When we first launched the campaign, there was a sense of resignation among the business community. They had been so used to just taking whatever the County dished out that they felt like there was nothing that they could do that would make a difference. But gradually, that changed. And for the first time since I have been active in the Wheaton community, I saw hope in the faces of business owners. They began to realize that their actions did matter, and that they could make a difference. Why? Because they were united, they spoke with one voice, and they mounted an aggressive campaign to fight back. I share this story because I truly believe that more of this type of action needs to take place in Wheaton. Not just within the business community, but all facets of the community.

As we speak, there are efforts underway to do just that. The Latino Economic Development Corporation (LEDC), a non-profit that provides technical assistance, training, and financing in the area is working with Wheaton business owners to launch a Wheaton Small Business Alliance. The goal of this group is to advocate and support local businesses while promoting the principles of diversity and economic and environmental sustainability. This is an important first step because it seeks to unite the business community, which has long been fragmented. If this is successful, I believe it will serve as a catalyst for other such efforts to give a voice to Wheaton.
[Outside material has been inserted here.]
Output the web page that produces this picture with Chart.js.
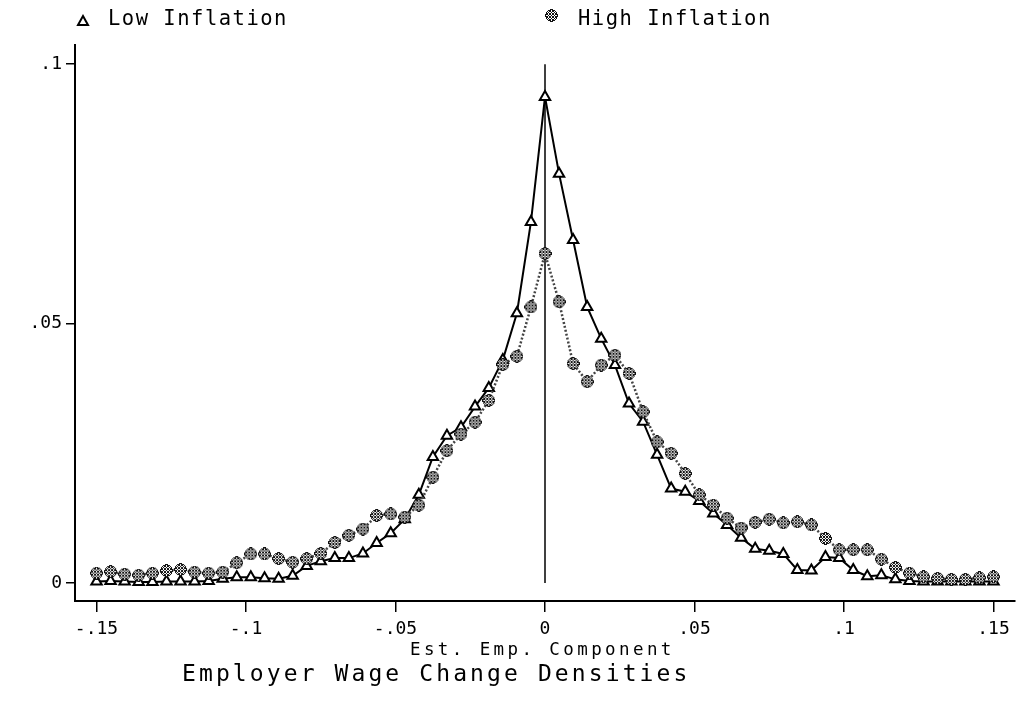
<!DOCTYPE html>
<html>
<head>
<meta charset="utf-8">
<title>Employer Wage Change Densities</title>
<script src="https://cdn.jsdelivr.net/npm/chart.js@4.4.1/dist/chart.umd.min.js"></script>
<style>
  html, body { margin: 0; padding: 0; background: #fff; }
  #wrap { position: relative; width: 1018px; height: 703px; overflow: hidden; }
  #chart { position: absolute; left: 0; top: 0; }
  .txt { position: absolute; font-family: 'DejaVu Sans Mono', monospace; color: #000; white-space: nowrap; line-height: 1; }
  .key { font-size: 20.5px; letter-spacing: 1.5px; top: 7.7px; }
  .mark { position: absolute; }
  #xTitle { font-size: 17.5px; letter-spacing: 3.4px; left: 410px; top: 641px; }
  #mainTitle { font-size: 23px; letter-spacing: 3.1px; left: 182px; top: 662px; }
</style>
</head>
<body>
<div id="wrap">
  <canvas id="chart" width="1018" height="703"></canvas>
  <canvas class="mark" id="lowMark" width="14" height="14" style="left:76px;top:14px"></canvas>
  <span class="txt key" style="left:108px">Low Inflation</span>
  <canvas class="mark" id="highMark" width="14" height="14" style="left:545px;top:9px"></canvas>
  <span class="txt key" style="left:578px">High Inflation</span>
  <span class="txt" id="xTitle">Est. Emp. Component</span>
  <span class="txt" id="mainTitle">Employer Wage Change Densities</span>
</div>
<script>
// grid of the density estimates (65 points, -.15 to .15)
const xs = [-0.15, -0.1453, -0.1406, -0.1359, -0.1313, -0.1266, -0.1219, -0.1172, -0.1125, -0.1078,
  -0.1031, -0.0984, -0.0938, -0.0891, -0.0844, -0.0797, -0.075, -0.0703, -0.0656, -0.0609,
  -0.0563, -0.0516, -0.0469, -0.0422, -0.0375, -0.0328, -0.0281, -0.0234, -0.0188, -0.0141,
  -0.0094, -0.0047, 0, 0.0047, 0.0094, 0.0141, 0.0188, 0.0234, 0.0281, 0.0328,
  0.0375, 0.0422, 0.0469, 0.0516, 0.0563, 0.0609, 0.0656, 0.0703, 0.075, 0.0797,
  0.0844, 0.0891, 0.0938, 0.0984, 0.1031, 0.1078, 0.1125, 0.1172, 0.1219, 0.1266,
  0.1313, 0.1359, 0.1406, 0.1453, 0.15];

const lowInflation = [0.0003, 0.0004, 0.0003, 0.0002, 0.0002, 0.0003, 0.0003, 0.0003, 0.0004, 0.0008,
  0.0011, 0.0011, 0.0009, 0.0008, 0.0014, 0.0033, 0.0042, 0.0048, 0.0048, 0.0057,
  0.0077, 0.0096, 0.0123, 0.017, 0.0243, 0.0284, 0.03, 0.034, 0.0376, 0.043,
  0.052, 0.0696, 0.0937, 0.0789, 0.0661, 0.0532, 0.0471, 0.042, 0.0346, 0.0311,
  0.0247, 0.0182, 0.0176, 0.0158, 0.0134, 0.0112, 0.0087, 0.0066, 0.0062, 0.0056,
  0.0025, 0.0024, 0.005, 0.0048, 0.0025, 0.0013, 0.0015, 0.0007, 0.0004, 0.0003,
  0.0003, 0.0003, 0.0003, 0.0003, 0.0003];

const highInflation = [0.0019, 0.0022, 0.0017, 0.0015, 0.0019, 0.0024, 0.0026, 0.0021, 0.0019, 0.0021,
  0.0039, 0.0056, 0.0056, 0.0047, 0.004, 0.0047, 0.0057, 0.0078, 0.0092, 0.0104,
  0.013, 0.0133, 0.0127, 0.015, 0.0204, 0.0255, 0.0287, 0.031, 0.0352, 0.0421,
  0.0437, 0.0532, 0.0635, 0.0542, 0.0423, 0.0388, 0.042, 0.0439, 0.0404, 0.033,
  0.0272, 0.025, 0.0211, 0.017, 0.015, 0.0125, 0.0106, 0.0117, 0.0123, 0.0116,
  0.0118, 0.0112, 0.0086, 0.0064, 0.0064, 0.0064, 0.0046, 0.003, 0.0019, 0.0012,
  0.0009, 0.0007, 0.0007, 0.001, 0.0012];

const xTickValues = [-0.15, -0.1, -0.05, 0, 0.05, 0.1, 0.15];
const xTickLabels = ['-.15', '-.1', '-.05', '0', '.05', '.1', '.15'];
const yTickValues = [0, 0.05, 0.1];
const yTickLabels = ['0', '.05', '.1'];

// hatched circle marker like the old plotter symbol
function hatchMarker(canvas) {
    const c = canvas || document.createElement('canvas');
    c.width = 13; c.height = 13;
    const g = c.getContext('2d');
    const cx = 6.5, cy = 6.5;
    for (let i = 0; i < 13; i++) {
        for (let j = 0; j < 13; j++) {
            const d = Math.hypot(i + 0.5 - cx, j + 0.5 - cy);
            if (d > 6.2) continue;
            if (d > 5.2 || (i + j) % 3 === 0 || (i - j + 12) % 3 === 0) {
                g.fillStyle = '#111';
            } else {
                g.fillStyle = '#fff';
            }
            g.fillRect(i, j, 1, 1);
        }
    }
    return c;
}

function triangleMarker(canvas) {
    const g = canvas.getContext('2d');
    g.lineWidth = 2;
    g.strokeStyle = '#000';
    g.fillStyle = '#fff';
    g.beginPath();
    g.moveTo(7, 2);
    g.lineTo(12, 11);
    g.lineTo(2, 11);
    g.closePath();
    g.fill();
    g.stroke();
}

const highPoint = hatchMarker();
hatchMarker(document.getElementById('highMark'));
triangleMarker(document.getElementById('lowMark'));

const toPoints = (vals) => vals.map((v, i) => ({ x: xs[i], y: v }));

// keep the plot frame where the original has it (no label padding)
const noPad = (scale) => {
    scale.paddingLeft = 0;
    scale.paddingRight = 0;
    scale.paddingTop = 0;
    scale.paddingBottom = 0;
};

const ctx = document.getElementById('chart').getContext('2d');
const chart = new Chart(ctx, {
    type: 'line',
    data: {
        datasets: [
            {
                label: 'zero',
                data: [{ x: 0, y: 0 }, { x: 0, y: 0.1 }],
                borderColor: '#000',
                borderWidth: 1.5,
                pointRadius: 0,
                order: 3
            },
            {
                label: 'Low Inflation',
                data: toPoints(lowInflation),
                borderColor: '#000',
                borderWidth: 2,
                tension: 0,
                pointStyle: 'triangle',
                pointRadius: 6,
                pointBorderWidth: 2,
                pointBorderColor: '#000',
                pointBackgroundColor: '#fff',
                order: 2
            },
            {
                label: 'High Inflation',
                data: toPoints(highInflation),
                borderColor: '#444',
                borderWidth: 2.5,
                borderDash: [2, 2],
                tension: 0,
                pointStyle: highPoint,
                pointRadius: 6,
                order: 1
            }
        ]
    },
    options: {
        responsive: false,
        animation: false,
        events: [],
        layout: {
            autoPadding: false,
            padding: { top: 45, right: 3, bottom: 0, left: 0 }
        },
        plugins: {
            legend: { display: false },
            tooltip: { enabled: false },
            title: { display: false }
        },
        scales: {
            x: {
                type: 'linear',
                min: -0.1572,
                max: 0.1572,
                afterBuildTicks: (scale) => {
                    scale.ticks = xTickValues.map(v => ({ value: v }));
                },
                afterFit: (scale) => { scale.height = 102; noPad(scale); },
                grid: {
                    display: true,
                    drawOnChartArea: false,
                    drawTicks: true,
                    tickLength: 11,
                    color: '#000',
                    lineWidth: 1.5
                },
                border: { display: true, color: '#000', width: 2 },
                ticks: {
                    color: '#000',
                    padding: 7,
                    maxRotation: 0,
                    font: { family: "'DejaVu Sans Mono', monospace", size: 18 },
                    callback: (value, index) => xTickLabels[index]
                }
            },
            y: {
                type: 'linear',
                min: -0.00347,
                max: 0.1037,
                afterBuildTicks: (scale) => {
                    scale.ticks = yTickValues.map(v => ({ value: v }));
                },
                afterFit: (scale) => { scale.width = 75; noPad(scale); },
                grid: {
                    display: true,
                    drawOnChartArea: false,
                    drawTicks: true,
                    tickLength: 9,
                    color: '#000',
                    lineWidth: 1.5
                },
                border: { display: true, color: '#000', width: 2 },
                ticks: {
                    color: '#000',
                    padding: 4,
                    font: { family: "'DejaVu Sans Mono', monospace", size: 18 },
                    callback: (value, index) => yTickLabels[index]
                }
            }
        }
    }
});
</script>
</body>
</html>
In the end, the bottom line is this. If the Wheaton community wants to be a political priority in Montgomery County, they must unite and pursue their interests more aggressively. There must be constant pressure. They must demand to be treated with the same respect as other urban districts such as Bethesda and Silver Spring, and they must hold their politicians accountable when they do not. The only ones that can fight for Wheaton are the community itself — therein lies the power of the people.

Holly Olson is the former Chair of the Wheaton Redevelopment Advisory Committee.